Si elle dessine aussi, Un homme comme elle n’est pas une histoire illustrée. Pour autant, les dessins en couvertures sont bien d’elle.
Elle m’a fait un dessin dédicacé de Muttsurini. Autant dire que je suis aux anges.
La première chose qui m’a marqué, c’est la proximité qu’il y a entre le personnage principal, Micha, et Alexis Hoedemaker. Que ce soit pour le style d’écriture, les pensées ou les actions du personnage. Je ne vais pas sortir que je connais Hoedemaker, mais le peu que je perçois d’elle a vraiment trouvé un écho ici. Sans même parler du thème autour de l’identité, c’est un récit qui m’a donné l’impression de connaître davantage quelqu’un. Ce genre de récit intime me touche beaucoup. Je pense que j’aime vraiment les histoires qui me donnent cette sensation.
L’intimité me semble être même le maître mot d’Un homme comme elle. Les personnages et les lieux sont à côté très abstraits. On ne sait finalement pas grand-chose des endroits où nous sommes, ni des personnes que l’on rencontre. Ce n’est pas vraiment quelque chose qui m’a dérangé, mais je ne peux pas dire que je me suis immergé dans un univers. Immergé dans une tête, ça peut-être plus oui. Tout me paraît très fonctionnel et agencé pour mettre avant tout en scène une réflexion d’Alexis Hoedemaker.
Léa par exemple, m’apparaît plus comme un couteau suisse que comme un véritable personnage. Elle chapitre pas mal les différentes étapes de réflexion de Micha. J’aime l’image du couteau suisse. Au début, j’ai pas du tout apprécié Léa. C’est comme si elle remuait métaphoriquement un couteau dans une plaie de Micha. Mais son évolution amène à donner un nouveau sens à ce coup de couteau. C’est comme si elle finissait par le faire pour retirer une balle logée dans le corps de Micha. Léa-la-couteau-suisse. Je la vois à la fin un peu comme sorte d’ange bonne conscience. Léa-la-couteau-suisse-à-bonne-conscience.
A comprendre que si je trouve le tout très fonctionnel, je trouve que ça marche bien quand même. Et je n’oublie pas que c’est une nouvelle. D’autre part, c’est une histoire qui répond avant tout à ce que je recherchais. Le contrat est donc rempli.
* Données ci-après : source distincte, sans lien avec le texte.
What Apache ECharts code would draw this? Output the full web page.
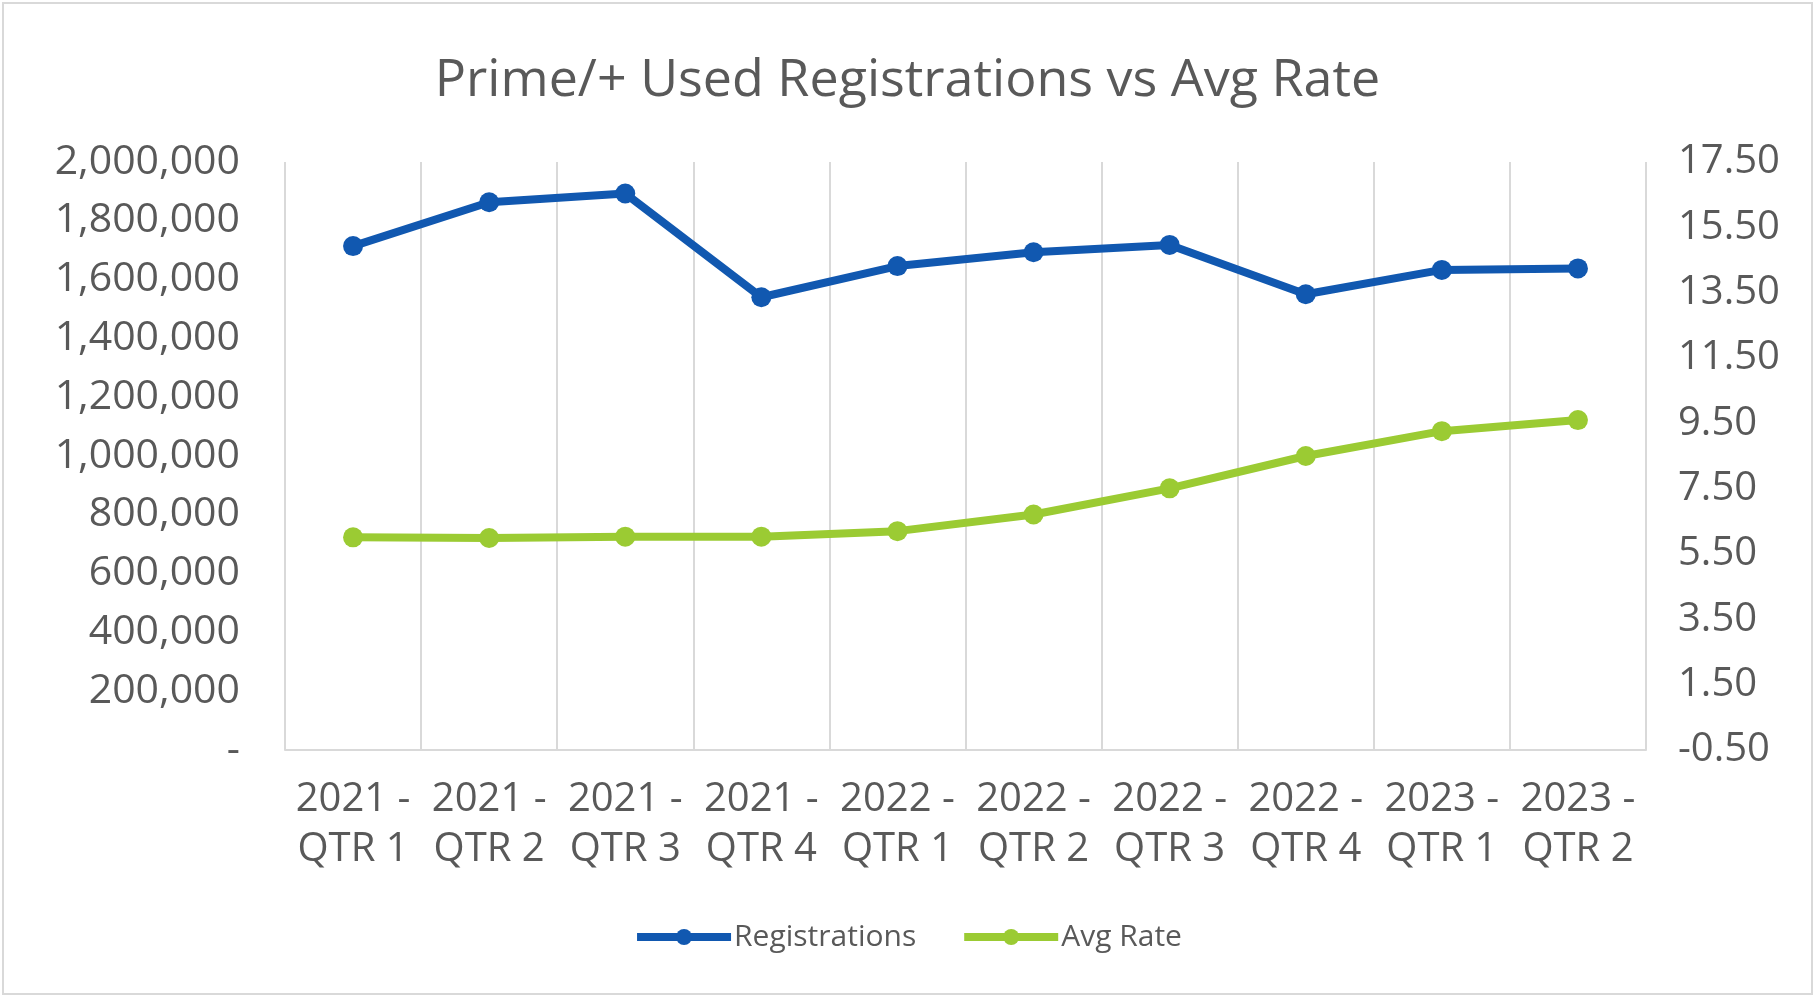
<!DOCTYPE html>
<html>
<head>
<meta charset="utf-8">
<script src="https://cdn.jsdelivr.net/npm/echarts@6/dist/echarts.min.js"></script>
<style>
  html, body { margin: 0; padding: 0; background: #ffffff; }
  #chart { width: 1815px; height: 999px; }
</style>
</head>
<body>
<div id="chart"></div>
<script>
const categories = ["2021 -\nQTR 1", "2021 -\nQTR 2", "2021 -\nQTR 3", "2021 -\nQTR 4",
                    "2022 -\nQTR 1", "2022 -\nQTR 2", "2022 -\nQTR 3", "2022 -\nQTR 4",
                    "2023 -\nQTR 1", "2023 -\nQTR 2"];
const registrations = [1714000, 1863000, 1893000, 1540000, 1646000, 1693000, 1718000, 1550000, 1633000, 1638000];
const avgRate = [6.01, 5.99, 6.03, 6.03, 6.20, 6.71, 7.51, 8.50, 9.26, 9.60];
const leftTicks = { min: 0, max: 2000000, interval: 200000 };
const rightTicks = { min: -0.5, max: 17.5, interval: 2 };

const FONT = "'Open Sans', 'Noto Sans', sans-serif";
const TEXT = "#595959";
const GRIDC = "#d9d9d9";
const BLUE = "#1158b0";
const GREEN = "#9bcb33";

const chart = echarts.init(document.getElementById('chart'), null, { renderer: 'canvas' });
chart.setOption({
  animation: false,
  backgroundColor: '#ffffff',
  graphic: [{
    type: 'rect',
    shape: { x: 3, y: 3, width: 1809, height: 991 },
    style: { fill: 'none', stroke: GRIDC, lineWidth: 2 },
    silent: true
  }],
  title: {
    text: 'Prime/+ Used Registrations vs Avg Rate',
    left: 'center',
    top: 46,
    textStyle: { fontFamily: FONT, fontSize: 52, fontWeight: 'normal', color: TEXT, lineHeight: 60 }
  },
  legend: {
    bottom: 42,
    left: 'center',
    itemWidth: 94,
    itemHeight: 20,
    itemGap: 44,
    lineStyle: { width: 8 },
    textStyle: { fontFamily: FONT, fontSize: 30, color: TEXT, padding: [0, 0, 0, -2] },
    data: ['Registrations', 'Avg Rate']
  },
  grid: { left: 285, right: 169, top: 162, bottom: 249, containLabel: false },
  xAxis: {
    type: 'category',
    data: categories,
    boundaryGap: true,
    axisLine: { show: true, lineStyle: { color: GRIDC, width: 2 } },
    axisTick: { show: false },
    splitLine: { show: true, lineStyle: { color: GRIDC, width: 2 } },
    axisLabel: {
      interval: 0, margin: 25, color: TEXT, fontFamily: FONT, fontSize: 40, lineHeight: 50
    }
  },
  yAxis: [{
    type: 'value',
    min: leftTicks.min, max: leftTicks.max, interval: leftTicks.interval,
    axisLine: { show: false }, axisTick: { show: false }, splitLine: { show: false },
    axisLabel: {
      margin: 45, color: TEXT, fontFamily: FONT, fontSize: 41,
      formatter: v => v === 0 ? '-' : v.toLocaleString('en-US')
    }
  }, {
    type: 'value',
    min: rightTicks.min, max: rightTicks.max, interval: rightTicks.interval,
    axisLine: { show: false }, axisTick: { show: false }, splitLine: { show: false },
    axisLabel: {
      margin: 32, color: TEXT, fontFamily: FONT, fontSize: 40,
      formatter: v => v.toFixed(2)
    }
  }],
  series: [{
    name: 'Registrations',
    type: 'line',
    yAxisIndex: 0,
    data: registrations,
    symbol: 'circle',
    symbolSize: 20,
    itemStyle: { color: BLUE },
    lineStyle: { color: BLUE, width: 8 }
  }, {
    name: 'Avg Rate',
    type: 'line',
    yAxisIndex: 1,
    data: avgRate,
    symbol: 'circle',
    symbolSize: 20,
    itemStyle: { color: GREEN },
    lineStyle: { color: GREEN, width: 8 }
  }]
});
</script>
</body>
</html>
Aussi simple que cela soit donné en termes de développement, je tiens quand même à relever le rapport à la famille. C’est vraiment qu’avec eux que j’ai ressenti la question du regard envers autrui. Je mets Léa à part dans cette histoire.
Ai-je donc obtenu des réponses, des outils pour mieux m’armer sur les questions identitaires ? En vrai, oui et non. La brume subsiste toujours. Remarquez, je ne pense pas pouvoir non plus expliquer avec clarté ma propre identité. Je pense pour autant mieux comprendre comment Hoedemaker se considère et de comment elle perçoit son identité. Avant d’être “garçon“ ou “fille“, c’est le “soi“ qui domine. Et je la rejoins beaucoup sur ça.
D’une gravité moindre, mais je trouve la comparaison rigolote : j’ai un corps génétiquement poilu, mais je ne me suis jamais reconnu dans un corps poilu. Je considère que mon “moi“ est quelqu’un d’imberbe sans poils. Sûrement plus pertinent, je me souviens pas mal au lycée d’avoir eu des remarques sur certains de mes gestes. Des gestes considérés comme féminins pour beaucoup. De mon côté, c’est pas une histoire de faire des gestes de filles ou de garçons, mais de faire des gestes qui me conviennent. Rien n’est vraiment marqué sur le marbre, il y a juste des tendances. Je considère que nous sommes tous différents. Le problème étant que certains limitent et définissent fermement les identités à ces tendances. Ce qui amène des situations où une phrase comme « This guy is my girlfriend and she’s a lesbian » est mal reçue. Et je trouve ça triste.
Un homme comme elle, c’est pour moi une entrée mentale dans une identité, comme il y en a finalement plein d’autres. C’est une identité qui m’est intrigante, parce que je ne connais personne s’identifiant comme cela. J’en ressors toujours avec un certain flou, mais je pense que connaître une manière d’être cela ne se fait pas forcément en quelques minutes. Cela pourrait être une question d’années, voire même de toute ma vie. Ce que me donne cette histoire, c’est une belle énergie alimentant une intrigue plus grande qui n’est pas terminée.